▶ Directions for this task: Locate all lines with the word "script" and copy them out.

▶ Data for this task:
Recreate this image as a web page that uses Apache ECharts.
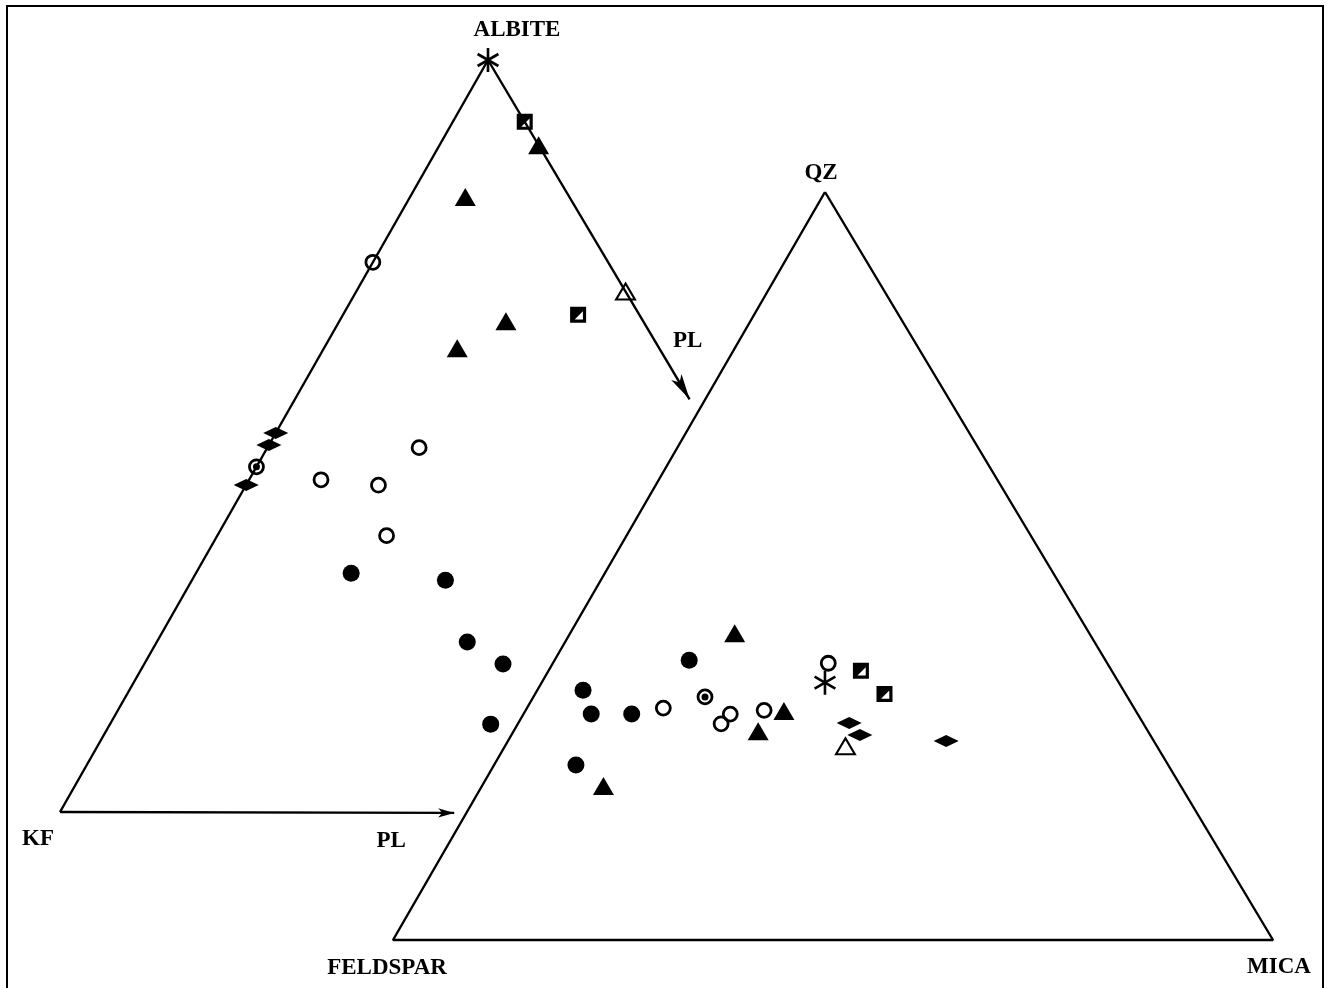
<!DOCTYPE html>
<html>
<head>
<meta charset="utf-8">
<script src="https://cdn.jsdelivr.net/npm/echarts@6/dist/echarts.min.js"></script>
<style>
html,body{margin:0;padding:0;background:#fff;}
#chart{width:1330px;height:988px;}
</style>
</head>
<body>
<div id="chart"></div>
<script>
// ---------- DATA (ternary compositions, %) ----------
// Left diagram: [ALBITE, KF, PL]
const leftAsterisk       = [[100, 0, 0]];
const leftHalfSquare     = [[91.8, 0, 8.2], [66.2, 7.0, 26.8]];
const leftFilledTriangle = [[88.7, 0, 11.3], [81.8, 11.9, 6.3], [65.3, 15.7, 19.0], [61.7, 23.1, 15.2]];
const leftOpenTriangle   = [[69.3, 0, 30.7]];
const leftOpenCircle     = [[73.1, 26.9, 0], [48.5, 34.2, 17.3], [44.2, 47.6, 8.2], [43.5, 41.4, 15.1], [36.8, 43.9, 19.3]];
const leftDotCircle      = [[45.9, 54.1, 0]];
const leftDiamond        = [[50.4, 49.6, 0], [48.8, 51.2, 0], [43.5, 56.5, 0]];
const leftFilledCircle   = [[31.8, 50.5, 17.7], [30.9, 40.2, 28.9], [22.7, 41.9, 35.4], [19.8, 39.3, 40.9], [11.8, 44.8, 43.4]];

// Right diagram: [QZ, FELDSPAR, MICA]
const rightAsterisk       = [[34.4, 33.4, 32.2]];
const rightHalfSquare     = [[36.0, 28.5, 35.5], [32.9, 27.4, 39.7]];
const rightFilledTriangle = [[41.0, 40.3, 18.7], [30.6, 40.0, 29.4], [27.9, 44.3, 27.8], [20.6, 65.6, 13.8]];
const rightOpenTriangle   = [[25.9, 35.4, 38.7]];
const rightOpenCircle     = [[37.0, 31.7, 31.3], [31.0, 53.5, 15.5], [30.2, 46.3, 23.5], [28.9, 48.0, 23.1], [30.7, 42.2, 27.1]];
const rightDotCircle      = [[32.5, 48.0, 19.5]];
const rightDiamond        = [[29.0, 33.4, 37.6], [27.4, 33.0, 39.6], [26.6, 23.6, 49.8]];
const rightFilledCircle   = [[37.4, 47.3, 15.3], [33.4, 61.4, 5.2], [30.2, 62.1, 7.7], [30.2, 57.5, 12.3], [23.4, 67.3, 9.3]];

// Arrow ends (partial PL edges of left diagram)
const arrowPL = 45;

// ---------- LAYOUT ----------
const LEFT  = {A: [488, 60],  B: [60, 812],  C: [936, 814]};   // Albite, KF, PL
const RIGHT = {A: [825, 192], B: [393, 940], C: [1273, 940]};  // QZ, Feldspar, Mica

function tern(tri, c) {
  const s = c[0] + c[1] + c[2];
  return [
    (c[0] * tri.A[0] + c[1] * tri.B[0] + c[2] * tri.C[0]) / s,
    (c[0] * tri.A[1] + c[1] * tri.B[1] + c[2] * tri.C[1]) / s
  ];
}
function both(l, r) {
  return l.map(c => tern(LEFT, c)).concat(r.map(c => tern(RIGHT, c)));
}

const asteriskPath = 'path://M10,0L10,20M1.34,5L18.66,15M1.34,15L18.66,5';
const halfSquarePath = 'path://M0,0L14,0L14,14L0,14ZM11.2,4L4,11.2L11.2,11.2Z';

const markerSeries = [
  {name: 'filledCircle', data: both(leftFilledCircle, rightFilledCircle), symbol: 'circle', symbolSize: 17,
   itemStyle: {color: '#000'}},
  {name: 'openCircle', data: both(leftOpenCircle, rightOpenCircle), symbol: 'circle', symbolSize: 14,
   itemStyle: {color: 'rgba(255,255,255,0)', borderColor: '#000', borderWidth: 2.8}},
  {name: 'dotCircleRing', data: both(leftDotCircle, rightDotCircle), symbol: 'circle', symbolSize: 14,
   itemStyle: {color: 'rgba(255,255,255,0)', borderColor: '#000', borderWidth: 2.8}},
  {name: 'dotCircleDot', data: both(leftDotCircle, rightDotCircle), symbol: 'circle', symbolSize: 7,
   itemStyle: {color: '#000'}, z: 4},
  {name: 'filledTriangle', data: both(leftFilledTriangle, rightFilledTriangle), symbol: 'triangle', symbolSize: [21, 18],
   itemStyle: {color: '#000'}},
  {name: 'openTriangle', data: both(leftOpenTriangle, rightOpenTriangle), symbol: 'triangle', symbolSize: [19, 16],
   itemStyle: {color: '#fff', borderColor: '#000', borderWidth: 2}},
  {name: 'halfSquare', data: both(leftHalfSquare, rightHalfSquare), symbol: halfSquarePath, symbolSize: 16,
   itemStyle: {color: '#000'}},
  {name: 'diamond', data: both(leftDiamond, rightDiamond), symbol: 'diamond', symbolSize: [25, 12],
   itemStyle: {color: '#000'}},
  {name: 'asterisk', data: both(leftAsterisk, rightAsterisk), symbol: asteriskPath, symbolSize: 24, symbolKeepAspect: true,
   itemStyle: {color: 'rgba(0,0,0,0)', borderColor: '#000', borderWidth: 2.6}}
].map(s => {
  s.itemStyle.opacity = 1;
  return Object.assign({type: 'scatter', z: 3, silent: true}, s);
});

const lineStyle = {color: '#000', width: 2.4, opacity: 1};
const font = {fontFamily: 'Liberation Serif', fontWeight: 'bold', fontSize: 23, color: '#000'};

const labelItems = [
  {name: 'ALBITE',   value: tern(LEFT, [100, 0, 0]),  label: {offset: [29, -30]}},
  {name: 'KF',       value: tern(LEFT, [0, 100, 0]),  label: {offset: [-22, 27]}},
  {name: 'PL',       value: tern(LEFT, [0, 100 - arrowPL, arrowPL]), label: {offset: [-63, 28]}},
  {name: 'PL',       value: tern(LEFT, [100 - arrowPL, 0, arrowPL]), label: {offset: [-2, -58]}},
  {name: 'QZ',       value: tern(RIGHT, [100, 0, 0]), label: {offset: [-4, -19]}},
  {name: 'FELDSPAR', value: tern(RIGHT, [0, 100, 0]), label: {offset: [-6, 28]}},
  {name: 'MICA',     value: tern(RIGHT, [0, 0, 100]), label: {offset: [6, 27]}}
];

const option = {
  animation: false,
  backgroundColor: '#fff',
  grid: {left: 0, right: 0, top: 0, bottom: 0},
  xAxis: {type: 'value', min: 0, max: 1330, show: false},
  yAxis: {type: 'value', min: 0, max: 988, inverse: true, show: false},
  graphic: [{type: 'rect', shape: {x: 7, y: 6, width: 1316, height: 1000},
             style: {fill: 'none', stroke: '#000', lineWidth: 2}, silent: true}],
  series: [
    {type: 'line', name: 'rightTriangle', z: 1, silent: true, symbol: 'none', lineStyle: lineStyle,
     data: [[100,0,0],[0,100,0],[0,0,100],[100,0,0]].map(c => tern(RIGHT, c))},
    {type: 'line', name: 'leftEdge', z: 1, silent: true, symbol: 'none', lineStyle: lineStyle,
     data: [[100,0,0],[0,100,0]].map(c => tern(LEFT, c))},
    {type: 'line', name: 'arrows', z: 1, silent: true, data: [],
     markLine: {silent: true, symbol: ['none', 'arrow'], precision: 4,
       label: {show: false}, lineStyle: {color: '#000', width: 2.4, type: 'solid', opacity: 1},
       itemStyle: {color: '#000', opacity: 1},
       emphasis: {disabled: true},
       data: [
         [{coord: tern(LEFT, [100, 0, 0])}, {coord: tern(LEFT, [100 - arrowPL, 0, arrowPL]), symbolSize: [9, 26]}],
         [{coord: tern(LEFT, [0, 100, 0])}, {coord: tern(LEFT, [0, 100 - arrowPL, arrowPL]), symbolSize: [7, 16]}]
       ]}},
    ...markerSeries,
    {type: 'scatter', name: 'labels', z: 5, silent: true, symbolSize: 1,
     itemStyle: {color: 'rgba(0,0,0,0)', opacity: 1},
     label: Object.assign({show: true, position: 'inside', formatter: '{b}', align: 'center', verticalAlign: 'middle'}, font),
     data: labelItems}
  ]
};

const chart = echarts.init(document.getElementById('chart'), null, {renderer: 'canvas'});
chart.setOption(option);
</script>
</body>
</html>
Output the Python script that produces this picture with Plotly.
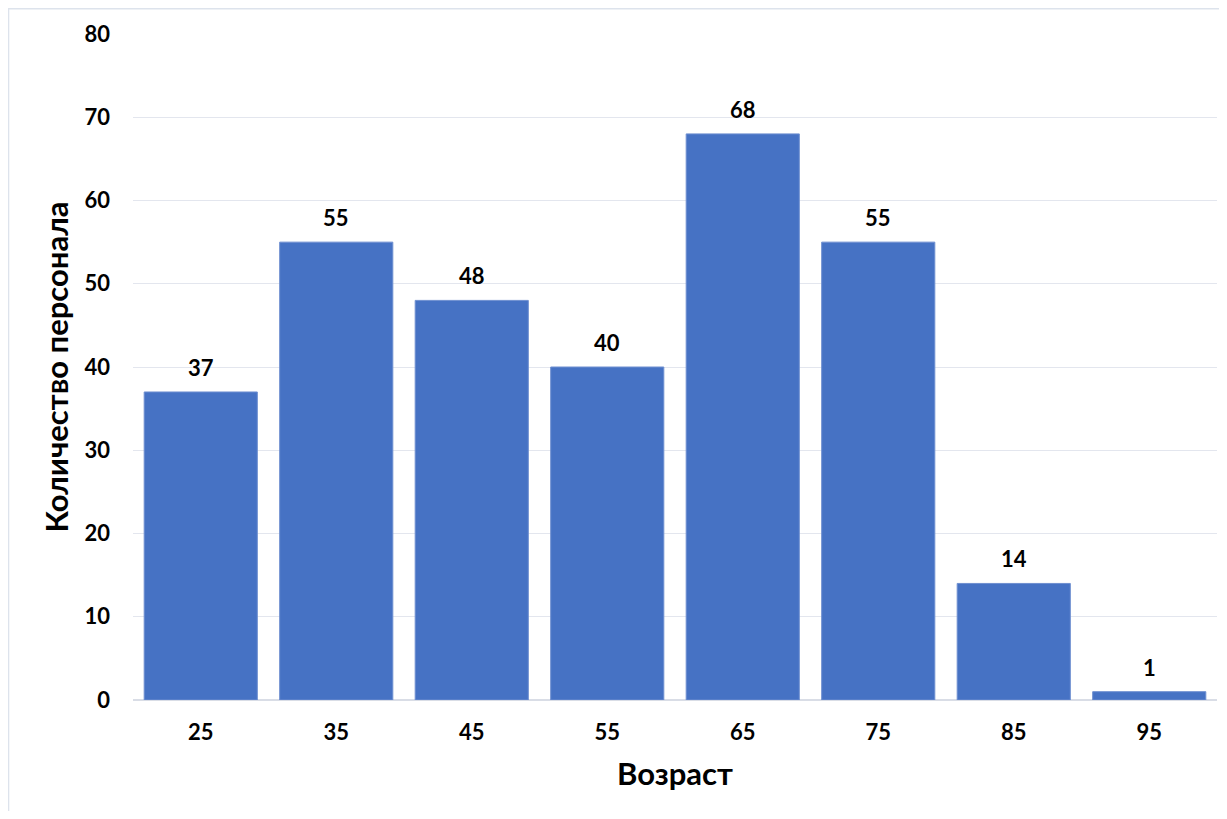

▶ Exercise solution:
<script src="https://cdn.jsdelivr.net/npm/echarts@6/dist/echarts.min.js"></script>
<script>
</script>
Output the Python script that produces this picture with Plotly.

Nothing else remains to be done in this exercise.